D.Q. : Il faut éviter que cette crise se transforme en caricature. L'immense majorité des enseignants et des cadres des ENV sont des professionnels exemplaires, passionnés et engagés. Ce qui doit sortir renforcée de cette épreuve, c'est une exigence accrue de transparence et de bienveillance, pas une défiance généralisée.
Je crois profondément que les écoles sauront se relever, à condition de ne pas se recroqueviller sur la défense mais d'ouvrir un dialogue sincère avec les étudiants et les praticiens.
Cette affaire nous rappelle que nos institutions ne sont pas infaillibles mais qu'elles demeurent indispensables. Plutôt que de dresser les uns contre les autres, faisons de ce moment un tournant collectif vers plus d'écoute, plus d'humilité et plus d'exigence.

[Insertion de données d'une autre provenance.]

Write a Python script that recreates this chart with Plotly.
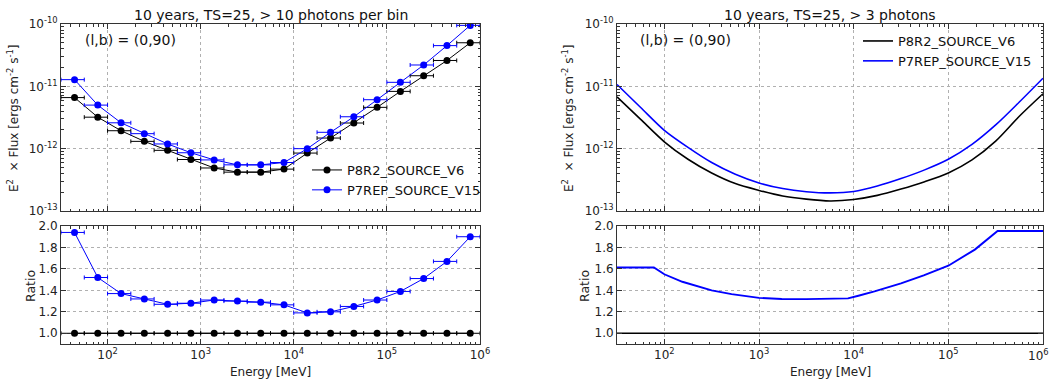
import plotly.graph_objects as go

# ---------------- data: left panel (binned, > 10 photons per bin) ----------------
energy_binned = [44.2, 78.5, 139.6, 248.3, 441.6, 785.2, 1396, 2483, 4416, 7852,
                 13964, 24831, 44157, 78524, 139637, 248313, 441570, 785236]
bin_lo = [31.62, 56.23, 100, 177.8, 316.2, 562.3, 1000, 1778, 3162, 5623,
          10000, 17783, 31623, 56234, 100000, 177828, 316228, 562341]
bin_hi = [56.23, 100, 177.8, 316.2, 562.3, 1000, 1778, 3162, 5623, 10000,
          17783, 31623, 56234, 100000, 177828, 316228, 562341, 1000000]
flux_p8_binned = [6.6e-12, 3.2e-12, 1.94e-12, 1.31e-12, 9.4e-13, 6.7e-13, 4.9e-13, 4.2e-13, 4.2e-13,
                  4.7e-13, 8.5e-13, 1.48e-12, 2.58e-12, 4.6e-12, 8.3e-12, 1.48e-11, 2.6e-11, 5.0e-11]
flux_p7_binned = [1.28e-11, 5.0e-12, 2.6e-12, 1.74e-12, 1.19e-12, 8.6e-13, 6.6e-13, 5.5e-13, 5.5e-13,
                  6.0e-13, 1.0e-12, 1.83e-12, 3.25e-12, 6.1e-12, 1.16e-11, 2.2e-11, 4.5e-11, 9.5e-11]
ratio_p8_binned = [1.0, 1.0, 1.0, 1.0, 1.0, 1.0, 1.0, 1.0, 1.0,
                   1.0, 1.0, 1.0, 1.0, 1.0, 1.0, 1.0, 1.0, 1.0]
ratio_p7_binned = [1.94, 1.52, 1.37, 1.32, 1.27, 1.28, 1.31, 1.30, 1.29,
                   1.265, 1.19, 1.20, 1.25, 1.31, 1.39, 1.51, 1.67, 1.90]

# ---------------- data: right panel (continuous, > 3 photons) ----------------
energy_curve = [31.62, 56.23, 100, 177.8, 316.2, 562.3, 1000, 1778, 3162, 5623,
                10000, 17783, 31623, 56234, 100000, 177828, 316228, 562341, 1000000]
flux_p8_curve = [6.76e-12, 2.95e-12, 1.29e-12, 6.76e-13, 4.07e-13, 2.75e-13, 2.14e-13, 1.74e-13, 1.55e-13,
                 1.45e-13, 1.53e-13, 1.78e-13, 2.25e-13, 2.95e-13, 4.07e-13, 6.6e-13, 1.32e-12,
                 3.31e-12, 7.6e-12]
flux_p7_curve = [1.07e-11, 4.57e-12, 1.97e-12, 1.05e-12, 6.0e-13, 3.89e-13, 2.82e-13, 2.29e-13, 2.04e-13,
                 1.95e-13, 2.05e-13, 2.51e-13, 3.31e-13, 4.57e-13, 6.76e-13, 1.17e-12, 2.4e-12,
                 5.6e-12, 1.35e-11]
energy_ratio = [31.62, 77.6, 100, 155, 316.2, 513, 1000, 1738, 3162, 5370,
                8710, 11220, 16600, 31623, 54950, 100000, 125900, 190500, 331100, 1000000]
ratio_p7_curve = [1.613, 1.613, 1.55, 1.48, 1.40, 1.365, 1.33, 1.32, 1.318, 1.32,
                  1.325, 1.35, 1.39, 1.465, 1.54, 1.63, 1.685, 1.78, 1.953, 1.953]
energy_ratio_ref = [31.62, 1000000]
ratio_p8_curve = [1.0, 1.0]

names = ["P8R2_SOURCE_V6", "P7REP_SOURCE_V15"]
colors = ["#000000", "#0000ff"]
titles = ["10 years, TS=25, > 10 photons per bin", "10 years, TS=25, > 3 photons"]
flux_ticks = [1e-13, 1e-12, 1e-11, 1e-10]
flux_ticktext = ["10<sup>-13</sup>", "10<sup>-12</sup>", "10<sup>-11</sup>", "10<sup>-10</sup>"]
energy_ticks = [100, 1000, 10000, 100000, 1000000]
energy_ticktext = ["10<sup>2</sup>", "10<sup>3</sup>", "10<sup>4</sup>", "10<sup>5</sup>", "10<sup>6</sup>"]
ratio_ticks = [1.0, 1.2, 1.4, 1.6, 1.8, 2.0]

FONT = "DejaVu Sans"
fig = go.Figure()

err_plus = [h - e for h, e in zip(bin_hi, energy_binned)]
err_minus = [e - l for l, e in zip(bin_lo, energy_binned)]

# left top
for fl, nm, c in [(flux_p8_binned, names[0], colors[0]), (flux_p7_binned, names[1], colors[1])]:
    fig.add_trace(go.Scatter(
        x=energy_binned, y=fl, name=nm, mode="lines+markers",
        line=dict(color=c, width=1), marker=dict(color=c, size=7),
        error_x=dict(type="data", array=err_plus, arrayminus=err_minus,
                     color=c, thickness=1, width=2),
        xaxis="x", yaxis="y", legend="legend"))
# left bottom
for r, nm, c in [(ratio_p8_binned, names[0], colors[0]), (ratio_p7_binned, names[1], colors[1])]:
    fig.add_trace(go.Scatter(
        x=energy_binned, y=r, name=nm, mode="lines+markers", showlegend=False,
        line=dict(color=c, width=1), marker=dict(color=c, size=7),
        error_x=dict(type="data", array=err_plus, arrayminus=err_minus,
                     color=c, thickness=1, width=2),
        xaxis="x2", yaxis="y2"))
# right top
for fl, nm, c in [(flux_p8_curve, names[0], colors[0]), (flux_p7_curve, names[1], colors[1])]:
    fig.add_trace(go.Scatter(
        x=energy_curve, y=fl, name=nm, mode="lines",
        line=dict(color=c, width=1.6, shape="spline", smoothing=0.8),
        xaxis="x3", yaxis="y3", legend="legend2"))
# right bottom
fig.add_trace(go.Scatter(x=energy_ratio_ref, y=ratio_p8_curve, mode="lines", showlegend=False,
                         line=dict(color=colors[0], width=1.6), xaxis="x4", yaxis="y4"))
fig.add_trace(go.Scatter(x=energy_ratio, y=ratio_p7_curve, mode="lines", showlegend=False,
                         line=dict(color=colors[1], width=1.9), xaxis="x4", yaxis="y4"))

W, H = 1052, 380
def fx(px):
    return px / W
def fy(py):
    return 1 - py / H

axcol = "#333333"
gridc = "#b0b0b0"
tickfont = dict(family=FONT, size=12, color="#222222")

def xaxis(dom, labels, anchor):
    return dict(type="log", range=[1.5, 6], domain=dom, anchor=anchor, automargin=False,
                tickvals=energy_ticks, ticktext=energy_ticktext, showticklabels=labels,
                ticks="inside", ticklen=5, tickcolor=axcol, showline=True, linecolor=axcol,
                linewidth=1, mirror="ticks", showgrid=True, gridcolor=gridc, griddash="dot",
                gridwidth=1, zeroline=False, tickfont=tickfont,
                minor=dict(ticks="inside", ticklen=2.5, tickcolor=axcol, dtick="D1", showgrid=False))

def yflux(dom, anchor):
    return dict(type="log", range=[-13, -10], domain=dom, anchor=anchor, automargin=False,
                tickvals=flux_ticks, ticktext=flux_ticktext,
                ticks="inside", ticklen=5, tickcolor=axcol, showline=True, linecolor=axcol,
                linewidth=1, mirror="ticks", showgrid=True, gridcolor=gridc, griddash="dot",
                zeroline=False, tickfont=tickfont,
                minor=dict(ticks="inside", ticklen=2.5, tickcolor=axcol, dtick="D1", showgrid=False))

def yratio(dom, anchor):
    return dict(range=[0.9, 2.0], domain=dom, anchor=anchor, tickvals=ratio_ticks, automargin=False,
                tickformat=".1f", ticks="inside", ticklen=5, tickcolor=axcol, showline=True,
                linecolor=axcol, linewidth=1, mirror="ticks", showgrid=True, gridcolor=gridc,
                griddash="dot", zeroline=False, tickfont=tickfont)

top_dom = [fy(211), fy(24)]
bot_dom = [fy(344), fy(226)]
left_dom = [fx(61), fx(480)]
right_dom = [fx(617), fx(1043)]

annotations = []
for i, (dom, t) in enumerate([(left_dom, titles[0]), (right_dom, titles[1])]):
    cx = (dom[0] + dom[1]) / 2
    annotations.append(dict(text=t, x=cx, y=fy(15), xref="paper", yref="paper", showarrow=False,
                            font=dict(family=FONT, size=14, color="#111"), xanchor="center", yanchor="middle"))
    annotations.append(dict(text="Energy [MeV]", x=cx, y=fy(372), xref="paper", yref="paper", showarrow=False,
                            font=dict(family=FONT, size=12, color="#222"), xanchor="center", yanchor="middle"))
for xl in [83, 638]:
    annotations.append(dict(text="(l,b) = (0,90)", x=fx(xl), y=fy(40), xref="paper", yref="paper",
                            showarrow=False, font=dict(family=FONT, size=14, color="#111"),
                            xanchor="left", yanchor="middle"))
for xl in [13, 568]:
    annotations.append(dict(text="E<sup>2</sup>  × Flux [ergs cm<sup>-2</sup> s<sup>-1</sup>]",
                            x=fx(xl), y=fy(119), xref="paper", yref="paper", showarrow=False,
                            textangle=-90, font=dict(family=FONT, size=12, color="#222"),
                            xanchor="center", yanchor="middle"))
for xl in [30, 584]:
    annotations.append(dict(text="Ratio", x=fx(xl), y=fy(286), xref="paper", yref="paper", showarrow=False,
                            textangle=-90, font=dict(family=FONT, size=12.5, color="#222"),
                            xanchor="center", yanchor="middle"))
# last energy tick label of the right panel (sits at the figure edge)
annotations.append(dict(text=energy_ticktext[-1], x=fx(1051), y=fy(355), xref="paper", yref="paper",
                        showarrow=False, font=tickfont, xanchor="right", yanchor="middle"))

fig.update_layout(
    width=W, height=H, margin=dict(l=0, r=0, t=0, b=0, autoexpand=False),
    paper_bgcolor="white", plot_bgcolor="white",
    font=dict(family=FONT, size=12, color="#222"),
    xaxis=xaxis(left_dom, False, "y"),
    yaxis=yflux(top_dom, "x"),
    xaxis2=xaxis(left_dom, True, "y2"),
    yaxis2=yratio(bot_dom, "x2"),
    xaxis3=xaxis(right_dom, False, "y3"),
    yaxis3=yflux(top_dom, "x3"),
    xaxis4=xaxis(right_dom, True, "y4"),
    yaxis4=yratio(bot_dom, "x4"),
    legend=dict(x=fx(307), y=fy(155), xanchor="left", yanchor="top", bgcolor="rgba(0,0,0,0)",
                font=dict(family=FONT, size=13, color="#111"), tracegroupgap=0),
    legend2=dict(x=fx(858), y=fy(26), xanchor="left", yanchor="top", bgcolor="rgba(0,0,0,0)",
                 font=dict(family=FONT, size=13, color="#111"), tracegroupgap=0),
    annotations=annotations,
    showlegend=True,
)

fig.write_html("out.html", config={"displayModeBar": False},
               post_script="document.body.style.margin='0';document.body.style.overflow='hidden';")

Je veux redire ma solidarité à toutes celles et ceux qui souffrent - comme à ceux qui se sentent injustement mis en cause - et réaffirmer la responsabilité partagée de toute la profession dans la construction d'un environnement d'apprentissage sûr, respectueux et humain. ■
* SNVEL : Syndicat national des vétérinaires d'exercice libéral.